Environment Canada Deputy Minister Michael Martin was at a loss to quote the actual quantity of carbon emissions his country intends to eliminate after committing to a 30% reduction from 2005 levels by 2030.
“What is it in terms of megatonnes?” Liberal Member of Parliament John McKay asked Martin, during a meeting of the Commons environment committee. “Actually I can’t do the math off the top off the top of my head but would be happy to provide the number to the committee,” Martin replied.
The answer “clearly took McKay by surprise,” CBC reports.
“Really?” he asked. “I find it quite remarkable that you should state the target for 2030 of 30% and not know what that is in megatonnes.”
“I would have thought if you had a percentage reduction you would know what the bottom line is,” he told McDiarmid in a subsequent interview. “They just want to have a press release—a talking point, but no real number.”
An hour later, Environment Minister Leona Aglukkaq’s director of communications, Ted Laking, called McDiarmid with the number, explaining that “I did the calculations on my way back to work.” Asked why the deputy minister couldn’t do the same math, he replied: “That was a cheesy question.

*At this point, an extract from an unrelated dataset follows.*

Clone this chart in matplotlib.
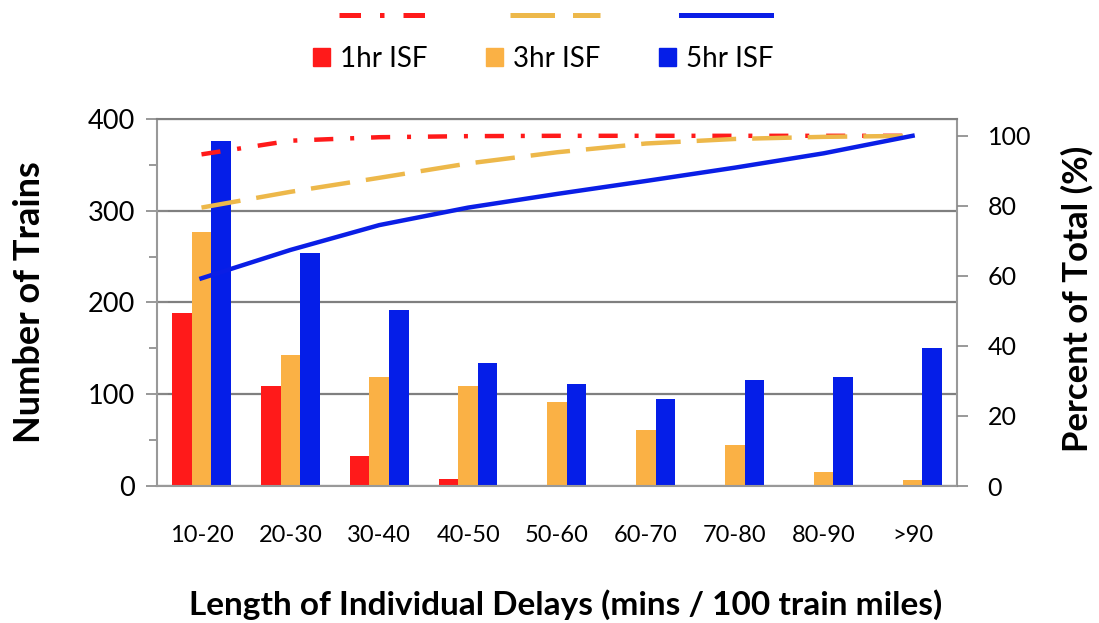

He didn’t have the numbers off the top of his head, he wasn’t avoiding the question.”
(The number, by the way, is 224.7 megatonnes, a 30% reduction from the 749 MT Canada emitted in 2005, for total output of 524.3 MT in 2030. To reach the internationally-recognized target of an 80% reduction from 1990 levels, Canada would have to cut its emissions to 100 megatonnes per year by mid-century.)